Peter allowed his chin to raise, softness becoming stubbornness in an instant. “My mother says never to trust anyone who’s offering you something for nothing.”
“Your mother is pretty smart that way, but trust me, this isn’t something for nothing,” I said. “I’m a hero of the realm in the Mists. That means anything that might disturb the Kingdom’s peace is my problem. We like having your parents in charge of Saltmist. They’re allies, and they don’t attack us for no reason. I don’t trust your uncle to show the same restraint. I also don’t trust your mother not to start breaking spines if she finds out you’ve been hurt. Saving you is the best way for me to keep my kingdom calm.”
Quentin shot me a sharp look, seeming offended by my pragmatic approach to rescue. Peter, on the other hand, looked relieved.
“All right,” he said. “I’ll come with you.”
I
smiled. “Great,” I said. “Let’s go.”
Helmi had been forced to grab Peter and run when Torin’s forces came spilling into the knowe: there hadn’t been time to collect any of his belongings. That would make things harder eventually, but for right now, it made things somewhat easier: we didn’t have to collect or carry anything. We just had to run.
So we ran.
Five of us, fleeing down a hall that technically belonged to the enemy, past closed storeroom doors, past the scuffs and blood on the floor that marked our battle with Torin’s guards. Helmi stayed with Peter, but Kirsi took to the ceiling, somehow keeping up with the rest of us as her tentacles roiled, one over the other, propelling herself along at a seemingly impossible rate.
We were almost to the storeroom we had entered through when another Cephali dropped from the ceiling and the five of us stopped dead in our tracks.
He was larger than Helmi or Kirsi, larger than any two of us put together: if the Undersea had a wrestling foundation, he was probably their star attraction. He had a neck as thick as my thigh, and heavily muscled arms that promised a world of pain to anyone who got within reach. That didn’t touch on his tentacles, which were even thicker than his neck at their bases, or the trident in his hands. His smile was thin and cruel, the expression of a man who had been held in check for too long.
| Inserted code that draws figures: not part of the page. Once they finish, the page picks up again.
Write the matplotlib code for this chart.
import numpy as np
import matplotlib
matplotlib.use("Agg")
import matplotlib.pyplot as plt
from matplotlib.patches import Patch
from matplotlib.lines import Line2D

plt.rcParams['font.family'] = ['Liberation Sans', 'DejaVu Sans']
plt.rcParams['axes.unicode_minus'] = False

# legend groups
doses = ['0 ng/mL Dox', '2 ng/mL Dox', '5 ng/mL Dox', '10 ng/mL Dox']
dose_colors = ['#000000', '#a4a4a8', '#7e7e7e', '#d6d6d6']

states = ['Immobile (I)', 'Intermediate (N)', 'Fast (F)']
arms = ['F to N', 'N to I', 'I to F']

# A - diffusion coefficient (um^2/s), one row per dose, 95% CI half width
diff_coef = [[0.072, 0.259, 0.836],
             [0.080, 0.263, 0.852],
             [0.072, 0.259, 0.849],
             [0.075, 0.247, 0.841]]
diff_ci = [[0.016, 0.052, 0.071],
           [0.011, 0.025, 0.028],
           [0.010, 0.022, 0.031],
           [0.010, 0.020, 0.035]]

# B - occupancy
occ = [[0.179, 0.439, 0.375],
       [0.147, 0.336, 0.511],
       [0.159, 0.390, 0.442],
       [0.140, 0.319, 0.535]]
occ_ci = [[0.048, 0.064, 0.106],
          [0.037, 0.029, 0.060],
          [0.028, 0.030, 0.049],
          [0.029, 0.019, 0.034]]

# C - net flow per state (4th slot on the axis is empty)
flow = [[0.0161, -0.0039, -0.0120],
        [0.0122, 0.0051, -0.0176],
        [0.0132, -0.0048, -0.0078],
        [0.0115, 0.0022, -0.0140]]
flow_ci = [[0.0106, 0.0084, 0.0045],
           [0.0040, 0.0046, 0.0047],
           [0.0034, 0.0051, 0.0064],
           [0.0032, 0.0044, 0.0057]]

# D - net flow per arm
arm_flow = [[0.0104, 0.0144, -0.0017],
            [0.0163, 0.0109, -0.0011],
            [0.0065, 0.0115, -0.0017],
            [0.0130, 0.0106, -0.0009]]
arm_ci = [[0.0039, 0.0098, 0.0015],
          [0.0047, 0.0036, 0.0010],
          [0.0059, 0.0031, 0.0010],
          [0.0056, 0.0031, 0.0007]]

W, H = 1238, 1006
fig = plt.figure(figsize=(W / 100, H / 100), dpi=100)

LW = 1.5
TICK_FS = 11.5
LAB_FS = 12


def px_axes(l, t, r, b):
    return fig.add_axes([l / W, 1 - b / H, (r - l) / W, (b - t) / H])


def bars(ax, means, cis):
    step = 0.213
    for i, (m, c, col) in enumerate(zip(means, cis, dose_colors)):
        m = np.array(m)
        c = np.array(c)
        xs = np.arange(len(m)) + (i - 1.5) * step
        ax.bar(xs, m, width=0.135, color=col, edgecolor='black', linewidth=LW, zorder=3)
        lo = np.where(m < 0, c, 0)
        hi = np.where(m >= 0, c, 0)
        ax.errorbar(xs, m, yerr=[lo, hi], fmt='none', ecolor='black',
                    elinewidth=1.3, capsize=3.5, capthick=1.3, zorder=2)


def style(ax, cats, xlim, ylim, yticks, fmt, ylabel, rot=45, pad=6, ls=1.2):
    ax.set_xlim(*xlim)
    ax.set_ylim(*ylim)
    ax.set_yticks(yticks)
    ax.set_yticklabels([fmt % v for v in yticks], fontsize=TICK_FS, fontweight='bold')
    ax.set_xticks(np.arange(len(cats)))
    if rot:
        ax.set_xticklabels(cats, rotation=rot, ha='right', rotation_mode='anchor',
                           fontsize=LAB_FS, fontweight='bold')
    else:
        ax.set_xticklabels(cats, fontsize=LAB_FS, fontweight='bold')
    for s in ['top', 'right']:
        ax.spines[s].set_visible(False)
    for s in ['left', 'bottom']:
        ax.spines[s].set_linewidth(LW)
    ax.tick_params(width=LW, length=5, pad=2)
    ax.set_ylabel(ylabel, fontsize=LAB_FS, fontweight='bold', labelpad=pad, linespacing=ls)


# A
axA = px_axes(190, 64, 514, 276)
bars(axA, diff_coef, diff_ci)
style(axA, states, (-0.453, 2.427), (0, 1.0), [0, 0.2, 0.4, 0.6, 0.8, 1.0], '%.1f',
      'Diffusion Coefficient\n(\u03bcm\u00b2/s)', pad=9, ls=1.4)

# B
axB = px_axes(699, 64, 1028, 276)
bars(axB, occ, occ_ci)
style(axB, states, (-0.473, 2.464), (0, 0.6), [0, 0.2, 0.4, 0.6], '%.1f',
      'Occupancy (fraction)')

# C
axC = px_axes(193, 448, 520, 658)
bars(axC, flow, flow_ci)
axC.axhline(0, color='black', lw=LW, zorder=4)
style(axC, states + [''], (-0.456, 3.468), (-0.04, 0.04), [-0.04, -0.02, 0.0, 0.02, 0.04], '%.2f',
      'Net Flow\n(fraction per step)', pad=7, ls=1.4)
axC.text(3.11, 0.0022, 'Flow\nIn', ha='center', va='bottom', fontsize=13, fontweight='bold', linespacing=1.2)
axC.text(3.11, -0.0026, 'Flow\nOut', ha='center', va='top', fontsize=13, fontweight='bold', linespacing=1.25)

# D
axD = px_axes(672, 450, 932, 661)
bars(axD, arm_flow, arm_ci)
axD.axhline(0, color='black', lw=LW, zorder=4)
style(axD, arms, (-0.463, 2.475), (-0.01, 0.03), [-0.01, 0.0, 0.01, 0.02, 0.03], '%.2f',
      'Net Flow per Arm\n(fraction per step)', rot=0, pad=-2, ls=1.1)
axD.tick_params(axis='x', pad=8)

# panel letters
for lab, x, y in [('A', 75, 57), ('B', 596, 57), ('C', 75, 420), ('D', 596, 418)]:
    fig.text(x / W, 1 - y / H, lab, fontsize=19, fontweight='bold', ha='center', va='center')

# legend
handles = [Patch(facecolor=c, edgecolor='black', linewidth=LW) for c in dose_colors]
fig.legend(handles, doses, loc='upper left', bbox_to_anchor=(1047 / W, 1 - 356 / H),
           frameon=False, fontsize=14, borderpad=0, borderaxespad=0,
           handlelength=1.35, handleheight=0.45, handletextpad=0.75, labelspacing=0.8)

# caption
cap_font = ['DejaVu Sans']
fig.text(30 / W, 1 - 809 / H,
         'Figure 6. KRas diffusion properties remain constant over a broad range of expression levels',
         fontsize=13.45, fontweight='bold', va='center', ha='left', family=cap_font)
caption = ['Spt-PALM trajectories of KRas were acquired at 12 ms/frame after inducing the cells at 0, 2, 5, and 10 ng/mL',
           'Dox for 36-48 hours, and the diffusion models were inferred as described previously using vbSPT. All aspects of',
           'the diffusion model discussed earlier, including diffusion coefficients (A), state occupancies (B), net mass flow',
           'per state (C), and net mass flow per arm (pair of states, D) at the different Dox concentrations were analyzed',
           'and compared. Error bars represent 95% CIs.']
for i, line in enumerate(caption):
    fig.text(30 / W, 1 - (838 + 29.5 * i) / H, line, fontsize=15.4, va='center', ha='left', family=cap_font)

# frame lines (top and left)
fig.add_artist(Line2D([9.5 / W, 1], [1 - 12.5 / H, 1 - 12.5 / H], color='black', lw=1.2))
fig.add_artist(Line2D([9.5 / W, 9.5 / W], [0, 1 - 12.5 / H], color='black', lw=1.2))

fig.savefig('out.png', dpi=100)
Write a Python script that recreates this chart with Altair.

Helmi hissed—actually hissed, like water flicked onto a smoking hot pan—and pushed Peter behind herself, falling into a defensive position. Kirsi dropped down from the ceiling, joining the blockade.
The Cephali man laughed. It was a deep, rolling sound, and it set my teeth on edge.
“I had wondered where my kin were swimming when none of you came to our new Lord’s command,” he said, in a voice even lower than his laughter. His skin was a deceptively cheery shade of baby blue, darkening along the length of his limbs, so that his fingers and the tips of his tentacles were cobalt-dark, like they’d been dipped in someone’s inkwell. “Have you lived in peaceful waters for so long that you’ve forgotten what it means to follow a proper warlord? Duke Torin will lead us to greatness, if we allow him to do so.”